AN EXAMPLE FOR OTHERS They rolled her wheelchair into my office. Her left arm and leg were lost in a train accident 26 years ago. Her eyes were piercing, her smile warm. She lives by the motto—“Whatever you experience is an example to others.”
Safak Pavey is the first disabled woman elected to the Turkish Parliament. After 15 years working for the United Nations High Commission on Refugees in the Middle East, South Asia and Africa, Pavey returned in June 2011 to take a seat with the opposition Republican People’s Party.
On March 8, Secretary of State Hillary Rodham Clinton honored Pavey and nine other women leaders from around the globe, by proclaiming them International Women of Courage.
“Şafak Pavey has tireless passion and she has brought that energy to work on behalf of the U.N. Convention on the Rights of Persons with Disabilities,” said Secretary Clinton at the awards ceremony. “She has transformed her disability into a strength. Wherever she travels, she is bringing attention to the issues that affect persons with disabilities, vulnerable populations, women, children, and minorities.”
This small woman is a hero, and thanks to the Gulf Coast Diplomacy Council, she was in Pensacola and the IN offices. With a smile, Pavey explained how in her society her disabilities aren’t accepted, particularly not in the public eye. She returned to Turkey to hold office because she sees this as a critical time.
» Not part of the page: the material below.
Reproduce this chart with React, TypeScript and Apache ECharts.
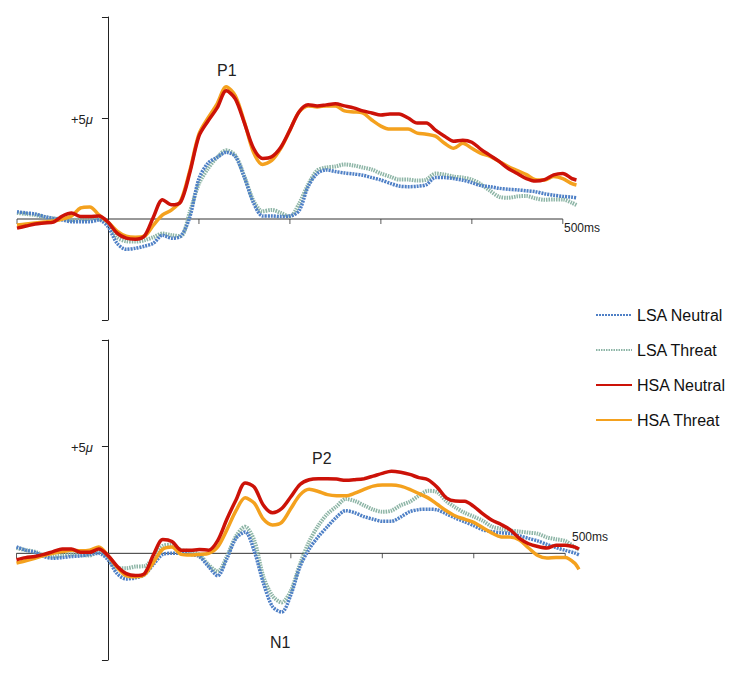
import React, { useEffect, useRef } from "react";
import * as echarts from "echarts";

const timesMs = [-100,-90,-80,-70,-60,-50,-40,-30,-20,-10,0,10,20,30,40,50,60,70,80,90,100,110,120,130,140,150,160,170,180,190,200,210,220,230,240,250,260,270,280,290,300,310,320,330,340,350,360,370,380,390,400,410,420,430,440,450,460,470,480,490,500,510,515];

const seriesNames = ["LSA Neutral", "LSA Threat", "HSA Neutral", "HSA Threat"];

// Top panel (P1)
const topLsaNeutral = [0.36,0.3,0.25,0.12,0.03,-0.05,-0.13,-0.13,-0.13,-0.05,-0.38,-1.2,-1.5,-1.45,-1.35,-1.2,-0.8,-0.95,-0.85,0.1,2.0,2.77,3.05,3.3,3.1,2.05,0.8,0.15,0.15,0.12,0.15,0.4,1.6,2.25,2.43,2.35,2.28,2.23,2.17,2.05,1.93,1.77,1.63,1.6,1.62,1.7,2.05,2.05,2.0,1.92,1.8,1.65,1.6,1.52,1.47,1.44,1.4,1.35,1.25,1.18,1.12,1.08,1.05];
const topLsaThreat = [0.3,0.25,0.2,0.1,0.03,0.0,-0.05,-0.02,0.0,0.0,-0.2,-0.9,-1.1,-1.12,-1.05,-0.9,-0.72,-0.8,-0.85,0.35,1.75,2.5,3.05,3.4,3.15,2.1,0.9,0.38,0.45,0.3,0.12,0.75,1.7,2.4,2.55,2.6,2.7,2.65,2.55,2.45,2.25,2.1,1.95,1.95,1.9,1.95,2.25,2.2,2.1,2.05,1.95,1.72,1.4,1.1,1.05,1.12,1.14,1.02,0.95,0.97,0.97,0.8,0.69];
const topHsaNeutral = [-0.45,-0.35,-0.25,-0.2,-0.15,0.15,0.3,0.12,0.12,0.15,-0.15,-0.7,-0.95,-1.0,-0.85,0.1,0.95,0.7,0.85,2.3,4.1,4.85,5.5,6.35,5.95,4.75,3.5,3.0,3.08,3.55,4.4,5.3,5.65,5.6,5.65,5.7,5.6,5.5,5.35,5.25,5.15,5.2,5.2,5.0,4.75,4.75,4.4,4.1,3.85,3.9,3.8,3.45,3.15,2.85,2.5,2.25,2.0,1.88,1.95,2.18,2.25,2.0,1.93];
const topHsaThreat = [-0.3,-0.25,-0.2,-0.15,-0.1,0.0,0.15,0.55,0.6,0.2,-0.15,-0.6,-0.85,-0.9,-0.85,-0.3,0.2,0.45,0.9,2.4,4.2,5.0,5.7,6.55,6.1,4.8,3.3,2.7,2.9,3.5,4.4,5.3,5.6,5.55,5.6,5.6,5.35,5.3,5.25,4.9,4.6,4.45,4.45,4.45,4.25,4.2,4.1,3.75,3.5,3.75,3.5,3.25,3.1,2.85,2.6,2.4,2.2,1.95,1.93,2.1,2.0,1.75,1.68];

// Bottom panel (N1 / P2)
const botLsaNeutral = [0.3,0.15,0.05,-0.15,-0.23,-0.2,-0.15,-0.12,-0.05,0.0,-0.3,-0.95,-1.2,-1.15,-1.0,-0.5,-0.05,0.0,0.0,-0.05,-0.15,-0.62,-1.05,-0.25,0.7,1.0,0.1,-1.4,-2.5,-2.75,-1.95,-0.62,0.2,0.78,1.25,1.7,2.0,1.9,1.72,1.6,1.5,1.5,1.7,1.95,2.05,2.07,2.04,1.85,1.65,1.48,1.3,1.1,1.02,0.96,0.93,0.82,0.7,0.58,0.42,0.27,0.14,0.02,-0.07];
const botLsaThreat = [0.25,0.15,0.08,-0.1,-0.15,-0.1,-0.05,-0.08,-0.1,0.1,-0.2,-0.7,-0.7,-0.62,-0.6,-0.2,0.35,0.4,0.15,0.1,-0.07,-0.54,-0.85,-0.15,0.8,1.25,0.6,-1.1,-2.0,-2.3,-1.75,-0.5,0.55,1.3,1.85,2.2,2.55,2.45,2.25,2.05,1.95,2.0,2.25,2.42,2.7,2.93,2.87,2.45,2.15,1.9,1.72,1.52,1.25,1.15,1.07,1.02,0.97,0.92,0.75,0.66,0.58,0.3,0.17];
const botHsaNeutral = [-0.3,-0.2,-0.15,-0.05,0.08,0.2,0.2,0.05,0.05,0.2,-0.1,-0.6,-0.95,-1.04,-0.95,-0.05,0.65,0.55,0.15,0.14,0.18,0.15,0.6,1.6,2.5,3.3,3.1,2.25,1.9,2.1,2.65,3.23,3.45,3.5,3.5,3.48,3.42,3.45,3.5,3.62,3.75,3.85,3.8,3.7,3.55,3.45,3.1,2.6,2.45,2.44,2.2,1.85,1.55,1.35,1.1,0.7,0.45,0.32,0.25,0.38,0.38,0.3,0.2];
const botHsaThreat = [-0.46,-0.35,-0.23,-0.1,0.0,0.08,0.14,0.12,0.15,0.3,-0.1,-0.65,-1.05,-1.1,-1.0,-0.4,0.2,0.3,-0.05,-0.08,-0.05,0.0,0.3,1.1,2.0,2.6,2.35,1.6,1.33,1.45,2.1,2.74,3.0,2.9,2.75,2.7,2.7,2.82,3.0,3.15,3.2,3.2,3.15,3.0,2.8,2.6,2.3,2.0,1.75,1.6,1.45,1.2,0.95,0.77,0.76,0.62,0.25,-0.1,-0.22,-0.2,-0.2,-0.45,-0.75];

const xTicksMs = [-100, 100, 200, 300, 400, 500];
const baselineMs = [-100, 500];
const yLabelValue = 5;

const colors: Record<string, string> = {
  "LSA Neutral": "#4f80c6",
  "LSA Threat": "#8db5a6",
  "HSA Neutral": "#cc1208",
  "HSA Threat": "#f4a11e",
};

const lineStyles: Record<string, any> = {
  "LSA Neutral": { width: 3.5, type: [2, 1] },
  "LSA Threat": { width: 4, type: [1.5, 1] },
  "HSA Neutral": { width: 3.5, type: "solid" },
  "HSA Threat": { width: 3.5, type: "solid" },
};

const panels = [
  { "LSA Neutral": topLsaNeutral, "LSA Threat": topLsaThreat, "HSA Neutral": topHsaNeutral, "HSA Threat": topHsaThreat },
  { "LSA Neutral": botLsaNeutral, "LSA Threat": botLsaThreat, "HSA Neutral": botHsaNeutral, "HSA Threat": botHsaThreat },
];

const drawOrder = ["LSA Threat", "LSA Neutral", "HSA Threat", "HSA Neutral"];

export default function App() {
  const ref = useRef<HTMLDivElement>(null);
  useEffect(() => {
    if (!ref.current) return;
    const chart = echarts.init(ref.current, null, { renderer: "svg" });
    const font = "'Liberation Sans', Arial, sans-serif";

    const series: any[] = [];
    panels.forEach((panel: any, g) => {
      series.push({
        type: "line",
        xAxisIndex: g,
        yAxisIndex: g,
        data: baselineMs.map((t) => [t, 0]),
        symbol: "none",
        silent: true,
        z: 1,
        lineStyle: { color: "#333", width: 1 },
      });
      series.push({
        type: "scatter",
        xAxisIndex: g,
        yAxisIndex: g,
        data: xTicksMs.map((t) => [t, 0]),
        symbol: "rect",
        symbolSize: [1, 5],
        symbolOffset: [0, 2.5],
        silent: true,
        z: 1,
        itemStyle: { color: "#333" },
      });
      drawOrder.forEach((name) => {
        series.push({
          name,
          type: "line",
          xAxisIndex: g,
          yAxisIndex: g,
          data: timesMs.map((t, i) => [t, panel[name][i]]),
          symbol: "none",
          smooth: 0.3,
          z: 2,
          color: colors[name],
          lineStyle: { color: colors[name], ...lineStyles[name] },
        });
      });
    });

    const yAxisBase = {
      type: "value",
      min: -5,
      max: 10,
      interval: 5,
      splitLine: { show: false },
      axisLine: { show: true, onZero: true, lineStyle: { color: "#222", width: 1 } },
      axisTick: { show: true, length: 6, inside: false, lineStyle: { color: "#222" } },
      axisLabel: { show: false },
    };
    const xAxisBase = {
      type: "value",
      min: -100,
      max: 520,
      axisLine: { show: false, onZero: false },
      axisTick: { show: false },
      axisLabel: { show: false },
      splitLine: { show: false },
    };

    const gridsCfg = [
      { left: 17, top: 17, width: 564, height: 303, outerBoundsMode: "none", containLabel: false },
      { left: 16.5, top: 340, width: 567, height: 320, outerBoundsMode: "none", containLabel: false },
    ];

    chart.setOption({
      animation: false,
      backgroundColor: "#ffffff",
      grid: gridsCfg,
      xAxis: [
        { ...xAxisBase, gridIndex: 0 },
        { ...xAxisBase, gridIndex: 1 },
      ],
      yAxis: [
        { ...yAxisBase, gridIndex: 0 },
        { ...yAxisBase, gridIndex: 1 },
      ],
      legend: {
        data: seriesNames,
        orient: "vertical",
        left: 590,
        top: 302,
        itemWidth: 36,
        itemHeight: 16,
        itemGap: 19,
        itemStyle: { opacity: 0 },
        textStyle: { fontSize: 16, color: "#111", fontFamily: font },
        selectedMode: false,
      },
      series,
    });

    const graphics: any[] = [
      { type: "text", left: 217, top: 62, style: { text: "P1", fontSize: 16, fill: "#222", fontFamily: font } },
      { type: "text", left: 312, top: 450, style: { text: "P2", fontSize: 16, fill: "#222", fontFamily: font } },
      { type: "text", left: 270, top: 634, style: { text: "N1", fontSize: 16, fill: "#222", fontFamily: font } },
      { type: "text", left: 564, top: 222, style: { text: "500ms", fontSize: 12, fill: "#222", fontFamily: font } },
      { type: "text", left: 572, top: 531, style: { text: "500ms", fontSize: 12, fill: "#222", fontFamily: font } },
    ];
    // "+5μ" labels placed from the axis scales
    [0, 1].forEach((g) => {
      const p = chart.convertToPixel({ gridIndex: g } as any, [0, yLabelValue]) as number[];
      if (!p) return;
      graphics.push({
        type: "text",
        x: p[0] - 15,
        y: p[1] + 1,
        style: {
          text: "{a|+5}{b|μ}",
          align: "right",
          verticalAlign: "middle",
          rich: {
            a: { fontSize: 13, fill: "#222", fontFamily: font },
            b: { fontSize: 13, fill: "#222", fontStyle: "italic", fontFamily: font },
          },
        },
      });
    });
    chart.setOption({ graphic: graphics });

    return () => chart.dispose();
  }, []);

  return (
    <div
      ref={ref}
      style={{ position: "fixed", left: 0, top: 0, width: 750, height: 677, background: "#fff" }}
    />
  );
}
“Friends and journalists are being detained without charges,” Pavey said. “Any democracy must have a strong opposition. I was hoping that with my 15 years of world traveling working for human rights that I could contribute.”
Secretary Clinton said of Pavey, “We really honor you because you are going beyond the expectations that were set for you in your life, and by doing so you are breaking down barriers not only for your fellow Turkish citizens but for women and men everywhere.”
Pavey understands that Turkey is recognized as a model for its region, but her expectations are higher. “The best way to move ahead in this global world is to keep the bar high when it comes to human rights,” she said.
“We have to change our culture. It does little good to pass a law against domestic violence if the culture of the police is to return the victim to a place where she was brutalized,” Pavey said. “There must be a shift in the mind set.”
As Pensacola comes to grips with its racial disparities, Pavey’s message could not come at a better time. We, too, need to set the bar high.